In an article for The Guardian newspaper, Ana Catarina Mendes, the parliamentary leader of the Portuguese Socialist party, discussed the “the right to switch off”. As a result of the campaign run by her party, the Portuguese parliament has banned company chiefs from contacting employees outside of normal working hours.
Since the days of the Blackberry smartphone, people have had the ability to connect to work email from anywhere and, significantly, at any time. As many have found, this leads to a culture where people send email messages at any time, day or night. And recipients feel like they may as well respond.

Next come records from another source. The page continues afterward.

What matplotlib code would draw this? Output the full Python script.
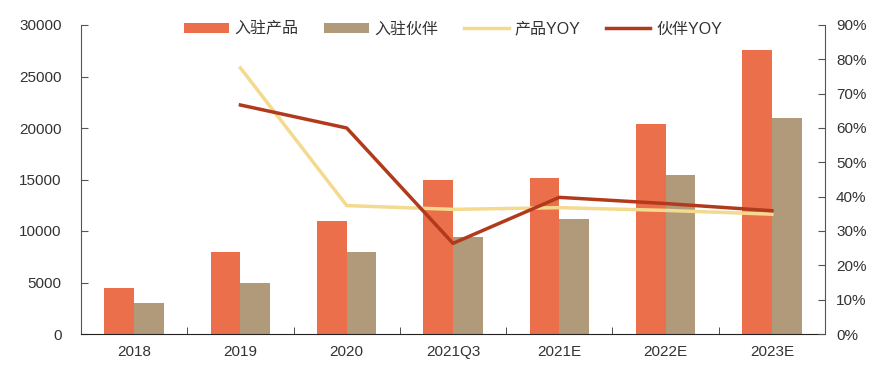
import matplotlib
matplotlib.use("Agg")
import matplotlib.pyplot as plt
import numpy as np
from matplotlib.ticker import FuncFormatter, MultipleLocator

plt.rcParams['font.family'] = ['Liberation Sans', 'Noto Sans CJK SC', 'DejaVu Sans']

categories = ["2018", "2019", "2020", "2021Q3", "2021E", "2022E", "2023E"]
products = [4500, 8000, 11000, 15000, 15100, 20400, 27600]
partners = [3000, 5000, 8000, 9400, 11200, 15400, 21000]
product_yoy = [None, 0.775, 0.374, 0.363, 0.368, 0.360, 0.349]
partner_yoy = [None, 0.667, 0.600, 0.264, 0.398, 0.380, 0.359]

c_prod = "#EC6F4B"
c_part = "#B09A7A"
c_pyoy = "#F3DA8E"
c_tyoy = "#B23A1C"

fig = plt.figure(figsize=(8.81, 3.66), dpi=100)
ax = fig.add_axes([81/881, 1-334/366, (825-81)/881, (334-25)/366])
ax2 = ax.twinx()

x = np.arange(len(categories))
w = 0.28
ax.bar(x - w/2, products, w, color=c_prod, label="入驻产品", zorder=2)
ax.bar(x + w/2, partners, w, color=c_part, label="入驻伙伴", zorder=2)

xl = x[1:]
ax2.plot(xl, product_yoy[1:], color=c_pyoy, lw=2.5, label="产品YOY", zorder=3)
ax2.plot(xl, partner_yoy[1:], color=c_tyoy, lw=2.5, label="伙伴YOY", zorder=4)

ax.set_xlim(-0.5, len(categories) - 0.5)
ax.set_ylim(0, 30000)
ax2.set_ylim(0, 0.9)
ax.yaxis.set_major_locator(MultipleLocator(5000))
ax2.yaxis.set_major_locator(MultipleLocator(0.1))
ax2.yaxis.set_major_formatter(FuncFormatter(lambda v, p: f"{v*100:.0f}%"))

ax.set_xticks(x)
ax.set_xticklabels(categories)
ax.set_xticks(np.arange(-0.5, len(categories) + 0.5, 1), minor=True)
ax.tick_params(axis='x', which='major', length=0, labelsize=11, colors='#333333', pad=8)
ax.tick_params(axis='x', which='minor', direction='in', length=5, color='#333333')
ax.tick_params(axis='y', direction='in', length=5, labelsize=11, labelcolor='#333333', color='#555555', pad=14)
ax2.tick_params(axis='y', direction='in', length=5, labelsize=11, labelcolor='#333333', color='#555555', pad=8)

for a in (ax, ax2):
    a.spines['top'].set_visible(False)
ax.spines['left'].set_color('#555555')
ax2.spines['right'].set_color('#555555')
ax2.spines['left'].set_visible(False)
ax.spines['right'].set_visible(False)
ax2.spines['bottom'].set_visible(False)
ax.spines['bottom'].set_color('#222222')

h1, l1 = ax.get_legend_handles_labels()
h2, l2 = ax2.get_legend_handles_labels()
leg = fig.legend(h1 + h2, l1 + l2, loc='center', bbox_to_anchor=(453/881, 1-29/366), ncol=4,
                 frameon=False, handlelength=2.8, handleheight=0.6,
                 columnspacing=1.6, handletextpad=0.35,
                 prop={'family': ['Liberation Sans', 'Noto Sans CJK SC'], 'size': 11.5})
for t in leg.get_texts():
    t.set_color('#333333')

fig.savefig("out.png", dpi=100)
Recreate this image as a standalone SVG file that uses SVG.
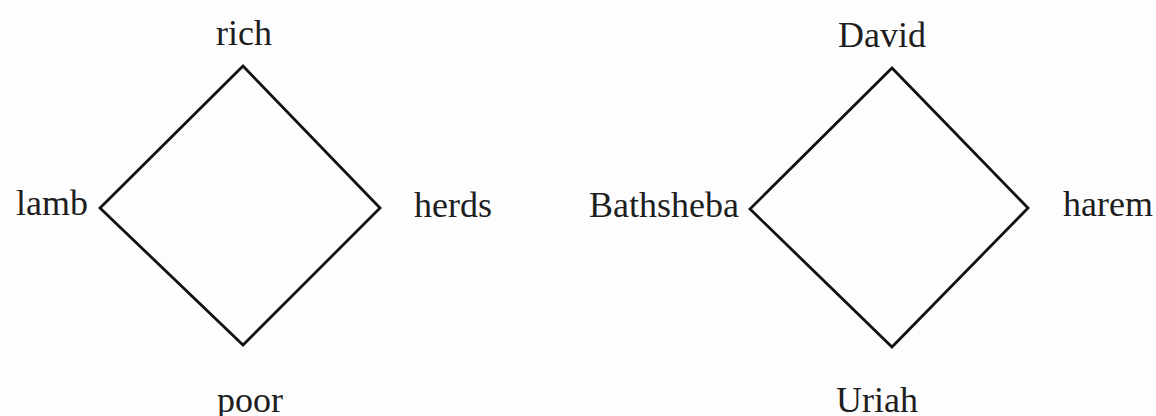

Unlike its predecessor, the pager, messages sent out of office hours to a recipient’s smartphone are usually not a last resort – an emergency, which needs the recipient’s immediate attention. There is no real differentiation. The device will receive all messages, irrespective of their urgency.
Since the start of the Covid-19 pandemic those individuals who could work from home have been able to communicate and collaborate with colleagues over email and on conference calls. Email can be managed asynchronously, allowing people to respond when it’s convenient. But conference calls are set for a specific time in one time zone. For those not living in that time zone, they may need to tune in in the middle of night local time or in the early hours of the morning. Certainly, the time these calls take place do not often fit in with everyone’s normal working day. It is the same with external events that try to reach a global audience. Usually, the time the event runs is only convenient for a subset of delegates living in the time zone the event organiser feels would capture the largest online audience.
Global business needs global awareness
Communications and collaborations can and should be encouraged globally. But, as Computer Weekly reported in a recent discussion with the global pharmaceutical firm, AstraZeneca, by not accounting for the differences in time zones and culture, a company risks being non-inclusive. The weekend does not start on Friday evening for everyone; Islam recognises the weekend on different days. Labor Day and Thanksgiving are not UK national holidays but people working with the US tend to recognise they won’t get a response if they send an email during the US holiday season.
The new legislation in Portugal is something that may be adopted elsewhere as trade unions, opposition parties and governments start to recognise the implications of a hybrid work pattern. As always, tech has a role to play in encoding these rules into the software we use.